Driving home today it struck me as clear as anything in my life how lucky I was. Lucky because I get to work in an industry like solar, that is as all American as it comes. Solar appeals to the very roots of being an American. Independence, freedom, and the ability to control your own destiny.
Lucky because I spend most of my work week on the phone answering questions about home solar kits helping homeowners and off-grid independent folks make the solar leap. When I am not working in Technical services on the phone, I cannot wait to put my hands on a home solar emergency generator other grid tied or off-grid solar kit heading out the door.

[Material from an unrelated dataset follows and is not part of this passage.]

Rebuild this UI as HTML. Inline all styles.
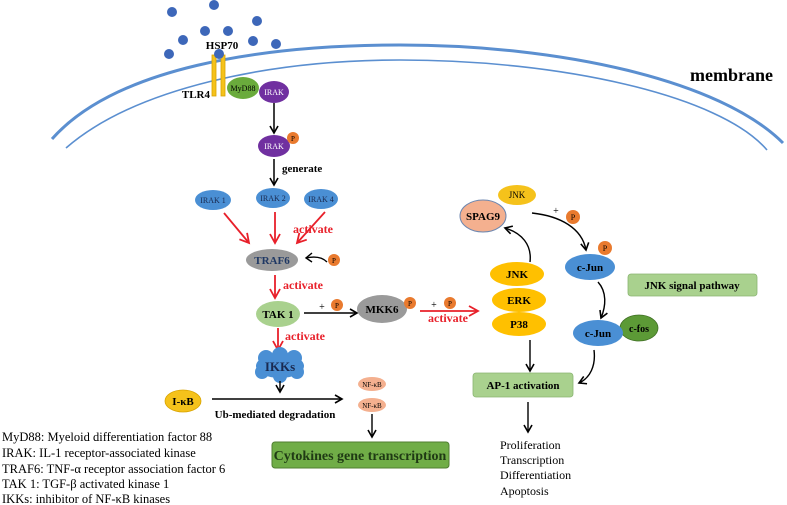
<!DOCTYPE html>
<html><head><meta charset="utf-8"><style>
html,body{margin:0;padding:0;background:#fff;}
svg{display:block;}
text{font-family:"Liberation Serif",serif;}
.b{font-weight:bold;}
</style></head><body>
<svg width="787" height="505" viewBox="0 0 787 505" xmlns="http://www.w3.org/2000/svg">
<defs>
<marker id="ak" markerWidth="10" markerHeight="10" refX="8" refY="5" orient="auto" markerUnits="userSpaceOnUse"><path d="M1,1 L8,5 L1,9" fill="none" stroke="#000" stroke-width="1.6"/></marker>
<marker id="ar" markerWidth="12" markerHeight="12" refX="10" refY="6" orient="auto" markerUnits="userSpaceOnUse"><path d="M1,1 L10,6 L1,11" fill="none" stroke="#e8202a" stroke-width="1.8"/></marker>
</defs>
<!-- membrane -->
<path d="M52,139 C115,68 260,45 400,45 C560,45 720,80 783,143" fill="none" stroke="#5b8fd0" stroke-width="3"/>
<path d="M66,148 C135,88 270,60 400,60 C560,60 720,95 767,150" fill="none" stroke="#5b8fd0" stroke-width="1.6"/>
<text x="690" y="81" class="b" font-size="18">membrane</text>
<!-- dots -->
<g fill="#3d67b9">
<circle cx="172" cy="12" r="5"/><circle cx="214" cy="5" r="5"/><circle cx="257" cy="21" r="5"/>
<circle cx="205" cy="31" r="5"/><circle cx="228" cy="31" r="5"/><circle cx="183" cy="40" r="5"/>
<circle cx="253" cy="41" r="5"/><circle cx="276" cy="44" r="5"/><circle cx="169" cy="54" r="5"/>
</g>
<text x="222" y="49" text-anchor="middle" class="b" font-size="11">HSP70</text>
<rect x="212" y="55" width="4" height="41" fill="#f5c21b" stroke="#d9a400" stroke-width="0.8"/>
<rect x="221" y="55" width="4" height="41" fill="#f5c21b" stroke="#d9a400" stroke-width="0.8"/>
<circle cx="219" cy="54" r="5" fill="#3d67b9"/>
<text x="210" y="98" text-anchor="end" class="b" font-size="11">TLR4</text>
<ellipse cx="243" cy="88" rx="16" ry="11" fill="#6aab3c"/>
<text x="243" y="91" text-anchor="middle" font-size="8">MyD88</text>
<ellipse cx="274" cy="92" rx="15" ry="11" fill="#7030a0"/>
<text x="274" y="95" text-anchor="middle" font-size="8" fill="#fff">IRAK</text>
<line x1="274" y1="103" x2="274" y2="133" stroke="#000" stroke-width="1.5" marker-end="url(#ak)"/>
<ellipse cx="274" cy="146" rx="16" ry="11" fill="#7030a0"/>
<text x="274" y="149" text-anchor="middle" font-size="8" fill="#fff">IRAK</text>
<circle cx="293" cy="138" r="6" fill="#e97a2e"/><text x="293" y="141" text-anchor="middle" font-size="7">P</text>
<line x1="274" y1="159" x2="274" y2="185" stroke="#000" stroke-width="1.5" marker-end="url(#ak)"/>
<text x="282" y="172" class="b" font-size="11">generate</text>
<!-- IRAK 1/2/4 -->
<ellipse cx="213" cy="200" rx="18" ry="10" fill="#4a8fd4"/><text x="213" y="203" text-anchor="middle" font-size="8" fill="#1a2a50">IRAK 1</text>
<ellipse cx="273" cy="198" rx="17" ry="10" fill="#4a8fd4"/><text x="273" y="201" text-anchor="middle" font-size="8" fill="#1a2a50">IRAK 2</text>
<ellipse cx="321" cy="199" rx="17" ry="10" fill="#4a8fd4"/><text x="321" y="202" text-anchor="middle" font-size="8" fill="#1a2a50">IRAK 4</text>
<g stroke="#e8202a" stroke-width="1.8" fill="none">
<line x1="224" y1="213" x2="249" y2="243" marker-end="url(#ar)"/>
<line x1="275" y1="212" x2="275" y2="243" marker-end="url(#ar)"/>
<line x1="325" y1="212" x2="297" y2="243" marker-end="url(#ar)"/>
<line x1="275" y1="275" x2="275" y2="298" marker-end="url(#ar)"/>
<line x1="278" y1="328" x2="278" y2="350" marker-end="url(#ar)"/>
<line x1="420" y1="311" x2="478" y2="311" marker-end="url(#ar)"/>
</g>
<text x="313" y="233" text-anchor="middle" class="b" font-size="12" fill="#e8202a">activate</text>
<ellipse cx="272" cy="260" rx="26" ry="11" fill="#9a9a9a"/>
<text x="272" y="264" text-anchor="middle" class="b" font-size="11" fill="#1f3864">TRAF6</text>
<path d="M327,262 Q320,255 306,258" fill="none" stroke="#000" stroke-width="1.4"/>
<path d="M312,253 L306,258 L312,262" fill="none" stroke="#000" stroke-width="1.4"/>
<circle cx="334" cy="260" r="6" fill="#e97a2e"/><text x="334" y="263" text-anchor="middle" font-size="7">P</text>
<text x="283" y="289" class="b" font-size="12" fill="#e8202a">activate</text>
<ellipse cx="278" cy="314" rx="22" ry="13" fill="#a9d18e"/>
<text x="278" y="318" text-anchor="middle" class="b" font-size="11">TAK 1</text>
<text x="322" y="310" text-anchor="middle" font-size="10">+</text>
<circle cx="337" cy="305" r="6" fill="#e97a2e"/><text x="337" y="308" text-anchor="middle" font-size="7">P</text>
<line x1="304" y1="313" x2="357" y2="313" stroke="#000" stroke-width="1.4" marker-end="url(#ak)"/>
<ellipse cx="382" cy="309" rx="25" ry="14" fill="#9a9a9a"/>
<text x="382" y="313" text-anchor="middle" class="b" font-size="11">MKK6</text>
<circle cx="410" cy="303" r="6" fill="#e97a2e"/><text x="410" y="306" text-anchor="middle" font-size="7">P</text>
<text x="434" y="308" text-anchor="middle" font-size="10">+</text>
<circle cx="450" cy="303" r="6" fill="#e97a2e"/><text x="450" y="306" text-anchor="middle" font-size="7">P</text>
<text x="448" y="322" text-anchor="middle" class="b" font-size="12" fill="#e8202a">activate</text>
<text x="285" y="340" class="b" font-size="12" fill="#e8202a">activate</text>
<!-- IKKs cloud -->
<g fill="#4a8fd4">
<ellipse cx="280" cy="366" rx="24" ry="12"/>
<circle cx="266" cy="358" r="8"/><circle cx="280" cy="355" r="8"/><circle cx="294" cy="358" r="8"/>
<circle cx="262" cy="372" r="7"/><circle cx="280" cy="376" r="7"/><circle cx="297" cy="372" r="7"/>
</g>
<text x="280" y="371" text-anchor="middle" class="b" font-size="13" fill="#1a2a50">IKKs</text>
<line x1="280" y1="381" x2="280" y2="392" stroke="#000" stroke-width="1.4" marker-end="url(#ak)"/>
<ellipse cx="183" cy="401" rx="18" ry="11" fill="#f5c21b" stroke="#d9a400" stroke-width="0.8"/>
<text x="183" y="405" text-anchor="middle" class="b" font-size="11">I-κB</text>
<line x1="212" y1="399" x2="342" y2="399" stroke="#000" stroke-width="1.5" marker-end="url(#ak)"/>
<text x="275" y="418" text-anchor="middle" class="b" font-size="11">Ub-mediated degradation</text>
<ellipse cx="372" cy="384" rx="14" ry="7" fill="#f4b08f"/><text x="372" y="387" text-anchor="middle" font-size="7">NF-κB</text>
<ellipse cx="372" cy="405" rx="14" ry="7" fill="#f4b08f"/><text x="372" y="408" text-anchor="middle" font-size="7">NF-κB</text>
<line x1="372" y1="414" x2="372" y2="437" stroke="#000" stroke-width="1.4" marker-end="url(#ak)"/>
<rect x="272" y="442" width="177" height="26" rx="3" fill="#70ad47" stroke="#507e32" stroke-width="1"/>
<text x="360" y="460" text-anchor="middle" class="b" font-size="14" fill="#1f3a14">Cytokines gene transcription</text>
<!-- legend -->
<g font-size="12.5">
<text x="2" y="441">MyD88: Myeloid differentiation factor 88</text>
<text x="2" y="457">IRAK: IL-1 receptor-associated kinase</text>
<text x="2" y="473">TRAF6: TNF-α receptor association factor 6</text>
<text x="2" y="488">TAK 1: TGF-β activated kinase 1</text>
<text x="2" y="503">IKKs: inhibitor of NF-κB kinases</text>
</g>
<!-- right side -->
<ellipse cx="517" cy="195" rx="19" ry="10" fill="#f5c21b"/>
<text x="517" y="198" text-anchor="middle" font-size="9">JNK</text>
<ellipse cx="483" cy="216" rx="23" ry="16" fill="#f4b08f" stroke="#6d87b0" stroke-width="1"/>
<text x="483" y="220" text-anchor="middle" class="b" font-size="11">SPAG9</text>
<text x="556" y="214" text-anchor="middle" font-size="10">+</text>
<circle cx="573" cy="217" r="7" fill="#e97a2e"/><text x="573" y="220" text-anchor="middle" font-size="8">P</text>
<path d="M532,213 C560,216 582,228 586,250" fill="none" stroke="#000" stroke-width="1.4" marker-end="url(#ak)"/>
<circle cx="605" cy="248" r="7" fill="#e97a2e"/><text x="605" y="251" text-anchor="middle" font-size="8">P</text>
<ellipse cx="590" cy="267" rx="25" ry="13" fill="#4a8fd4"/>
<text x="590" y="271" text-anchor="middle" class="b" font-size="11">c-Jun</text>
<path d="M530,262 C532,245 522,233 505,228" fill="none" stroke="#000" stroke-width="1.4" marker-end="url(#ak)"/>
<ellipse cx="517" cy="274" rx="27" ry="12" fill="#ffc000"/>
<text x="517" y="278" text-anchor="middle" class="b" font-size="11">JNK</text>
<ellipse cx="519" cy="300" rx="27" ry="12" fill="#ffc000"/>
<text x="519" y="304" text-anchor="middle" class="b" font-size="11">ERK</text>
<ellipse cx="519" cy="324" rx="27" ry="12" fill="#ffc000"/>
<text x="519" y="328" text-anchor="middle" class="b" font-size="11">P38</text>
<rect x="628" y="274" width="129" height="22" rx="3" fill="#a9d18e" stroke="#8ab572" stroke-width="0.8"/>
<text x="692" y="289" text-anchor="middle" class="b" font-size="11">JNK signal pathway</text>
<path d="M598,282 C607,292 606,306 601,318" fill="none" stroke="#000" stroke-width="1.4" marker-end="url(#ak)"/>
<ellipse cx="639" cy="328" rx="19" ry="13" fill="#5c9a36" stroke="#3f6f24" stroke-width="0.8"/>
<text x="639" y="332" text-anchor="middle" class="b" font-size="10">c-fos</text>
<ellipse cx="598" cy="333" rx="25" ry="13" fill="#4a8fd4"/>
<text x="598" y="337" text-anchor="middle" class="b" font-size="11">c-Jun</text>
<line x1="530" y1="340" x2="530" y2="371" stroke="#000" stroke-width="1.4" marker-end="url(#ak)"/>
<path d="M594,350 C596,366 590,378 579,383" fill="none" stroke="#000" stroke-width="1.4" marker-end="url(#ak)"/>
<rect x="473" y="373" width="100" height="24" rx="3" fill="#a9d18e" stroke="#8ab572" stroke-width="0.8"/>
<text x="523" y="389" text-anchor="middle" class="b" font-size="11">AP-1 activation</text>
<line x1="528" y1="402" x2="528" y2="432" stroke="#000" stroke-width="1.4" marker-end="url(#ak)"/>
<g font-size="12">
<text x="500" y="449">Proliferation</text>
<text x="500" y="464">Transcription</text>
<text x="500" y="479">Differentiation</text>
<text x="500" y="495">Apoptosis</text>
</g>
</svg>
</body></html>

You see part of my job also involves verifying a customers solar kit works as advertised, and that the order goes smoothly. Each day I cannot wait to put my hands on the off-grid solar kit and connect the solar panels to the emergency solar generator or other kit and watch it work. Many folks look at solar and understandably see it as a mystery. Once you have a chance to walk folks through some of the basics, it becomes much clearer.
Solar panels that come from established manufactures have a name plate rating on the back of the panels that references STC wattage. STC stands for “Standard Test Conditions”. This is a phrase that is thrown around a lot by home solar sales people and solar sites. I suppose there needs to be some standard measurement of comparing the performance of one solar panel to another, but the STC comparison is almost misleading.
Misleading because the panel STC rating has little to do with real world performance. Case in point, I set up a emergency solar kit heading out the door yesterday to verify it worked. It was around 11:00 AM and the panels were set at about a 45 degree angle. I did not measure the true Azimuth, but the solar panels were facing about 180 degrees. I then measured the output of the two 180 watt Trina solar panels. The two solar panels were producing about 210 watts of electricity. You might first think the panels were defective, no they actually were working just about as expected.
Here is the scoop: STC Rating Vs PTC; STC in an acronym for “Standard Test Conditions”. All solar panels are rated in Watts. The watt rating is how much power (amps times volts) the panel will produce in full sunlight at 25 degrees C (77F). This is the industry standard (STC) for all solar panel ratings. Solar panel manufactures have long used this test standard which is 1,000 watts per square meter solar irradiance, 1.5 Air Mass and a 25 degrees C. cell temperature.
PTC is an acronym for “PV-USA”. The PV-USA test conditions was developed at the PV USA test site at the University of Davis, California for standards established by the California Energy Commission that are considered closer to real world conditions (Real World Vs STC factory test conditions). The PTC rating test is 1,000 watts per square meter solar irradiance, 1.5 Air Mass, and 20 degrees C. ambient temperature at 10 meters above ground level and wind speed of 1 meter per second. In California, solar PV panels must be tested and rated independently at the PV USA test facility at the University of Davis (CA) to be considered for rebates.
The ambient temperature rating (PTC) is generally considered a better real world standard than factory conditions because silicon solar cells average about 20 degrees C. above ambient temperature in the real world, cell voltage drops as temperature increases. A module’s power output in real life conditions is lower than the power measured at the panel manufacturing factory where cell temperature is maintained at a controlled 77 degrees F. (25 C).
STC Vs PTC Cell voltage drops about 0.08 volts per degree C. in environments which exceed 25 degrees C. That means an STC rating of 17 volts can actually become a PTC (PV-USA) rating of 15 or 16 volts. Using Ohm’s Law, volts times amps is equal to watts which equals power, so a reduced voltage, means reduced watts.
CEC is an acronym for the California Energy Commission. About 10 years ago the California Energy Commission drove the development of closer to real world standards that would be more appropriate when considering rebate programs. It is common these days to see both STC and PTC power ratings measured in watts on most commonly accepted solar panels. The California Energy Commission also maintains a list of approved solar panels on its website for public viewing. In order for a rebate to qualify in California, applications for rebates must include the PTC standard rating not STC since PTC represents closer to real world conditions.
Neither PTC nor STC account for all “real-world” losses. Actual solar products will produce lower outputs due to soiling, shading, module mismatch, wire losses, inverter and transformer losses, shortfalls in actual nameplate ratings, panel degradation over time, and high-temperature losses for arrays mounted close to or integrated within a roofline. These loss factors can vary by season, geographic location, mounting technique, azimuth, and array tilt.
My concern is, when we sell a home emergency solar, grid tied, or off-grid kit, does the homeowner really expect a 180 watt STC rated solar panel to produce 180 watts? The answer is, not if I have done my job right.